((

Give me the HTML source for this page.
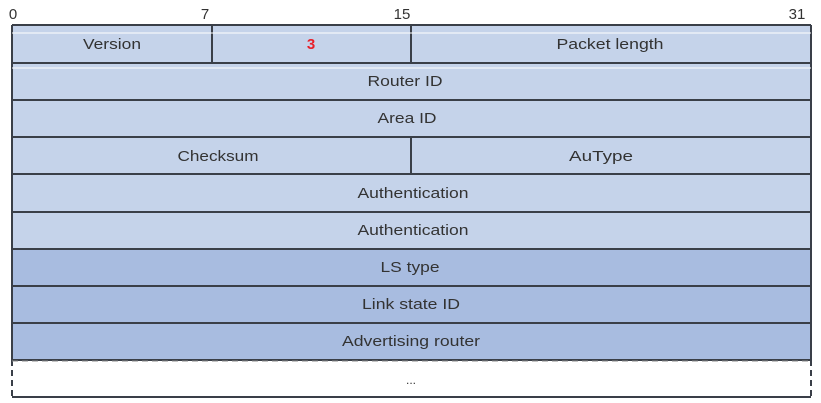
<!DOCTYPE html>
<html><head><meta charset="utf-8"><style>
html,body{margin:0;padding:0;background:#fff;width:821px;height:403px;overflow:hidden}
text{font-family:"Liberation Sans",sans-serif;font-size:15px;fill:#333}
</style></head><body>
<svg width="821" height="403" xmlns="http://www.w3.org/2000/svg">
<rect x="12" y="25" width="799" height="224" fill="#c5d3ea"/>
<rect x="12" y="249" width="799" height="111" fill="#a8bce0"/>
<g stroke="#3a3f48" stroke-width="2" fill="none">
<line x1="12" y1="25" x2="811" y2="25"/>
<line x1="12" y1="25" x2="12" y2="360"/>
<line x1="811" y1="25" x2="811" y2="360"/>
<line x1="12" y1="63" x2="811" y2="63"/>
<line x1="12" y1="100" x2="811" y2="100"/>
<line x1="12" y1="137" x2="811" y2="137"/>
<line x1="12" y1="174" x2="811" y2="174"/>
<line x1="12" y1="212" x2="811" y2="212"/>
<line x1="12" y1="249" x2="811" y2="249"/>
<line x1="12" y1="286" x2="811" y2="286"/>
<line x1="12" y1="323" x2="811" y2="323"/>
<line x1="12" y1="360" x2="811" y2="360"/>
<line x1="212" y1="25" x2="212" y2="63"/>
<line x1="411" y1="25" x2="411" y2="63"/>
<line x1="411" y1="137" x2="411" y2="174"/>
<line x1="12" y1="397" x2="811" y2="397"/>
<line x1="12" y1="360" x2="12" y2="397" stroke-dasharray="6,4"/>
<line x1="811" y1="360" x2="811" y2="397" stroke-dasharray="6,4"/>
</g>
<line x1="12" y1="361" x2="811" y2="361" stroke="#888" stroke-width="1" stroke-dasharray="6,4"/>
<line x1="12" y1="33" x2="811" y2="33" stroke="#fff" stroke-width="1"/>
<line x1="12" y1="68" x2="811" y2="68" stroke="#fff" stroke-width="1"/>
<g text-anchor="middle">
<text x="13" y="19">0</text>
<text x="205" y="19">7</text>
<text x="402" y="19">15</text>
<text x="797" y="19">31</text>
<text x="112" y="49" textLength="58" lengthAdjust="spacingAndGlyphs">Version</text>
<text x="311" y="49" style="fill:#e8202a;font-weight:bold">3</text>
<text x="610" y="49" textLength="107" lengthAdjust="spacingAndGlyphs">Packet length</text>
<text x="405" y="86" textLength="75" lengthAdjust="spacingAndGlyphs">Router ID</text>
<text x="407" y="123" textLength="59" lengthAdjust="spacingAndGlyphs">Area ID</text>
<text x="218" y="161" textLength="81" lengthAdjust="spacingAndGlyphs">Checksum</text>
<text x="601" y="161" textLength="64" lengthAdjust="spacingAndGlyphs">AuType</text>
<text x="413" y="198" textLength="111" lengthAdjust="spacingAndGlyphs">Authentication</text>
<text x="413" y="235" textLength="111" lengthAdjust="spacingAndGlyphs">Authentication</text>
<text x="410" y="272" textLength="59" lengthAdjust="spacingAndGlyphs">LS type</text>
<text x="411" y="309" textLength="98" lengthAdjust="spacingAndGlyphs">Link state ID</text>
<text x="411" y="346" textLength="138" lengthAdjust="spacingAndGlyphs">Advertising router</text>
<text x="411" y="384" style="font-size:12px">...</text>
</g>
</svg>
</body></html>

))

## DESCRIPTION OF THE TASK
Repeat all of the data above word for word, minus the pictures.

## SOLUTION TO THE EXERCISE
Give me the HTML source for this page.
<!DOCTYPE html>
<html><head><meta charset="utf-8"><style>
html,body{margin:0;padding:0;background:#fff;width:821px;height:403px;overflow:hidden}
text{font-family:"Liberation Sans",sans-serif;font-size:15px;fill:#333}
</style></head><body>
<svg width="821" height="403" xmlns="http://www.w3.org/2000/svg">
<rect x="12" y="25" width="799" height="224" fill="#c5d3ea"/>
<rect x="12" y="249" width="799" height="111" fill="#a8bce0"/>
<g stroke="#3a3f48" stroke-width="2" fill="none">
<line x1="12" y1="25" x2="811" y2="25"/>
<line x1="12" y1="25" x2="12" y2="360"/>
<line x1="811" y1="25" x2="811" y2="360"/>
<line x1="12" y1="63" x2="811" y2="63"/>
<line x1="12" y1="100" x2="811" y2="100"/>
<line x1="12" y1="137" x2="811" y2="137"/>
<line x1="12" y1="174" x2="811" y2="174"/>
<line x1="12" y1="212" x2="811" y2="212"/>
<line x1="12" y1="249" x2="811" y2="249"/>
<line x1="12" y1="286" x2="811" y2="286"/>
<line x1="12" y1="323" x2="811" y2="323"/>
<line x1="12" y1="360" x2="811" y2="360"/>
<line x1="212" y1="25" x2="212" y2="63"/>
<line x1="411" y1="25" x2="411" y2="63"/>
<line x1="411" y1="137" x2="411" y2="174"/>
<line x1="12" y1="397" x2="811" y2="397"/>
<line x1="12" y1="360" x2="12" y2="397" stroke-dasharray="6,4"/>
<line x1="811" y1="360" x2="811" y2="397" stroke-dasharray="6,4"/>
</g>
<line x1="12" y1="361" x2="811" y2="361" stroke="#888" stroke-width="1" stroke-dasharray="6,4"/>
<line x1="12" y1="33" x2="811" y2="33" stroke="#fff" stroke-width="1"/>
<line x1="12" y1="68" x2="811" y2="68" stroke="#fff" stroke-width="1"/>
<g text-anchor="middle">
<text x="13" y="19">0</text>
<text x="205" y="19">7</text>
<text x="402" y="19">15</text>
<text x="797" y="19">31</text>
<text x="112" y="49" textLength="58" lengthAdjust="spacingAndGlyphs">Version</text>
<text x="311" y="49" style="fill:#e8202a;font-weight:bold">3</text>
<text x="610" y="49" textLength="107" lengthAdjust="spacingAndGlyphs">Packet length</text>
<text x="405" y="86" textLength="75" lengthAdjust="spacingAndGlyphs">Router ID</text>
<text x="407" y="123" textLength="59" lengthAdjust="spacingAndGlyphs">Area ID</text>
<text x="218" y="161" textLength="81" lengthAdjust="spacingAndGlyphs">Checksum</text>
<text x="601" y="161" textLength="64" lengthAdjust="spacingAndGlyphs">AuType</text>
<text x="413" y="198" textLength="111" lengthAdjust="spacingAndGlyphs">Authentication</text>
<text x="413" y="235" textLength="111" lengthAdjust="spacingAndGlyphs">Authentication</text>
<text x="410" y="272" textLength="59" lengthAdjust="spacingAndGlyphs">LS type</text>
<text x="411" y="309" textLength="98" lengthAdjust="spacingAndGlyphs">Link state ID</text>
<text x="411" y="346" textLength="138" lengthAdjust="spacingAndGlyphs">Advertising router</text>
<text x="411" y="384" style="font-size:12px">...</text>
</g>
</svg>
</body></html>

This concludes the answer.